In some known industrial processes, it is desirable or necessary to selectively remove a gas species from a flowing mixture of gas species. Such removal is typically carried out by passing the flowing mixture over a specifically adsorptive material deposited on a substrate having a high surface area. Typically, the adsorption capacity of the adsorptive material is finite and thus requires periodic reversal, or “regeneration”, to become effective again.
In some known adsorption cycles, the adsorber may be desorbed of gas simply by being flushed with air, whereby the adsorbed gases are removed and exhausted with the flushing air to atmosphere. In some of these cycles, the adsorber is required to be in a chemically reduced state and thus a second, reducing process must be applied to the adsorber after oxidation by air flushing.
A problem in the prior art is how to configure for continuous adsorbing operation a selective gas adsorber requiring both air flushing and adsorber reducing steps for complete regeneration of the adsorber.
An additional prior art problem is how to perform such an operation at elevated temperatures of the gases in the range of 500° C. to 1000° C. Providing continuous, non-degraded performance of a gas adsorber at such temperatures is a severe materials challenge.

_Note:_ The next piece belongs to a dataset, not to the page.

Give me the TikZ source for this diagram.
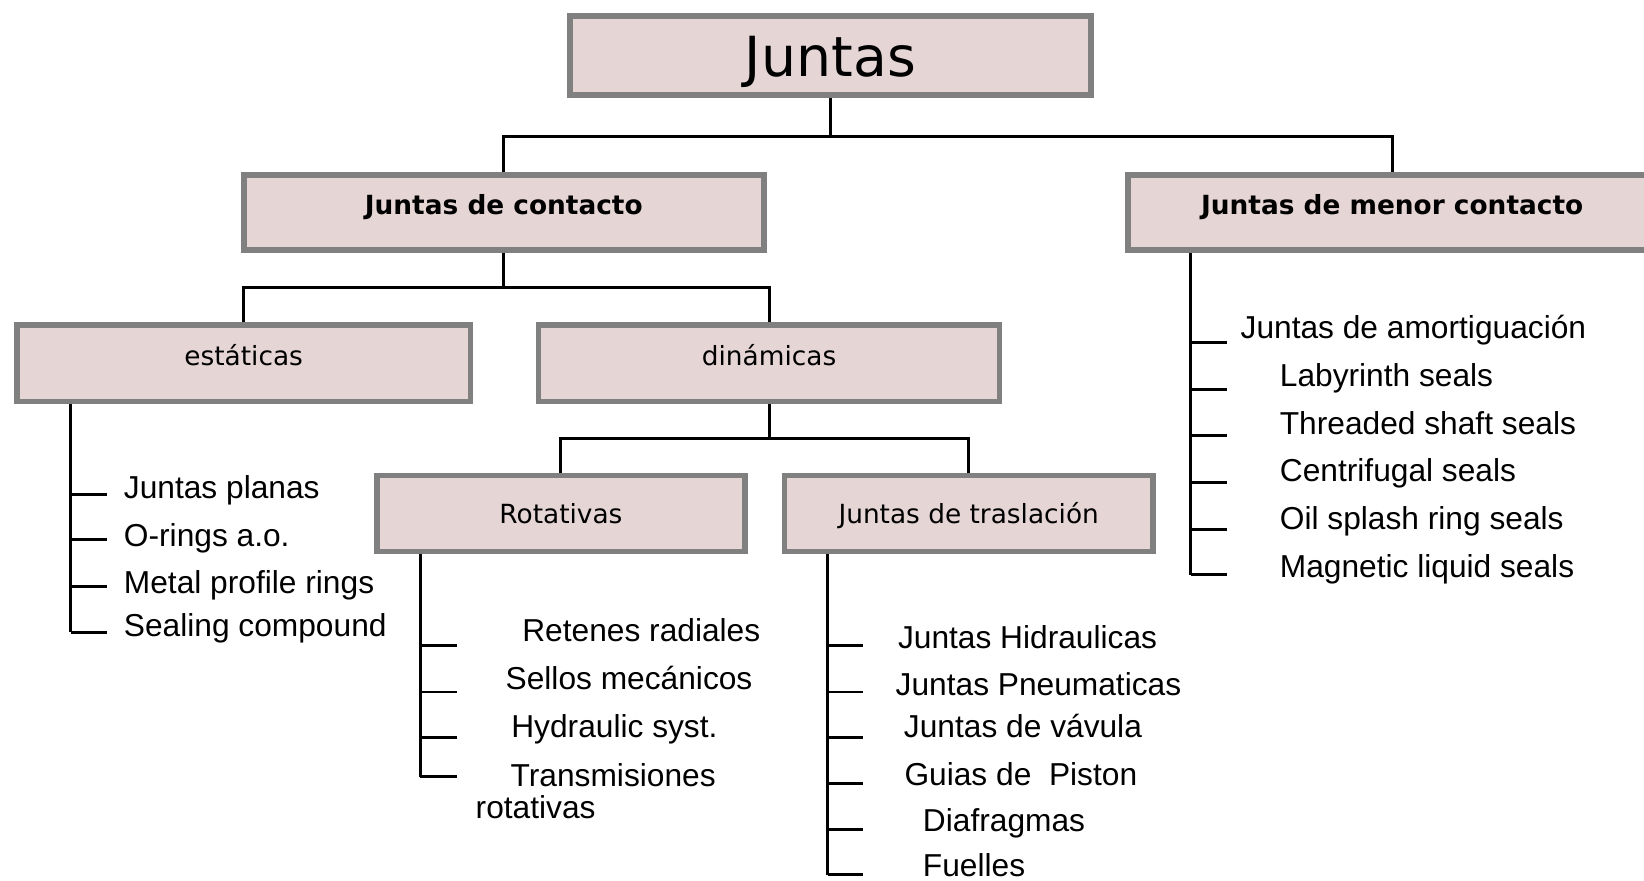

A specific application of such an adsorption need is in the removal of H2S from the hydrocarbon reformate stream being supplied from a catalytic reformer to a solid oxide fuel cell (SOFC) stack. Several hydrocarbon fuels that are otherwise useful in such a system for generating hydrogen and carbon monoxide reformate fuels for the SOFC contain significant percentages of elemental sulfur and/or sulfur-based compounds which are converted in the reformer in H2S. Examples of such fuels are diesel fuel and JP8 jet fuel. Unfortunately, the anodes of present-day SOFCs are highly sensitive to H2S, and are substantially degraded by continuous exposure to H2S levels in the reformate of 2 parts per million (ppm) and thus in practice are limited to low-sulfur gasolines, alcohols, and de-sulfured natural gas as reformable fuels. (Because natural gas is colorless, odorless, and tasteless, a mercaptan is added before distribution to give it a distinct unpleasant odor that serves as a safety device by allowing it to be detected by human olfaction in the atmosphere in cases where leaks occur. In being reformed, the mercaptan also produces H2S.)
What is needed in the art is a continuous selective gas adsorption system having both oxidative and reductive capabilities of an adsorbing medium and being capable of sustained operation at high temperatures.
It is a principal object of the present invention to continuously remove hydrogen sulfide from a hydrocarbon reformate stream.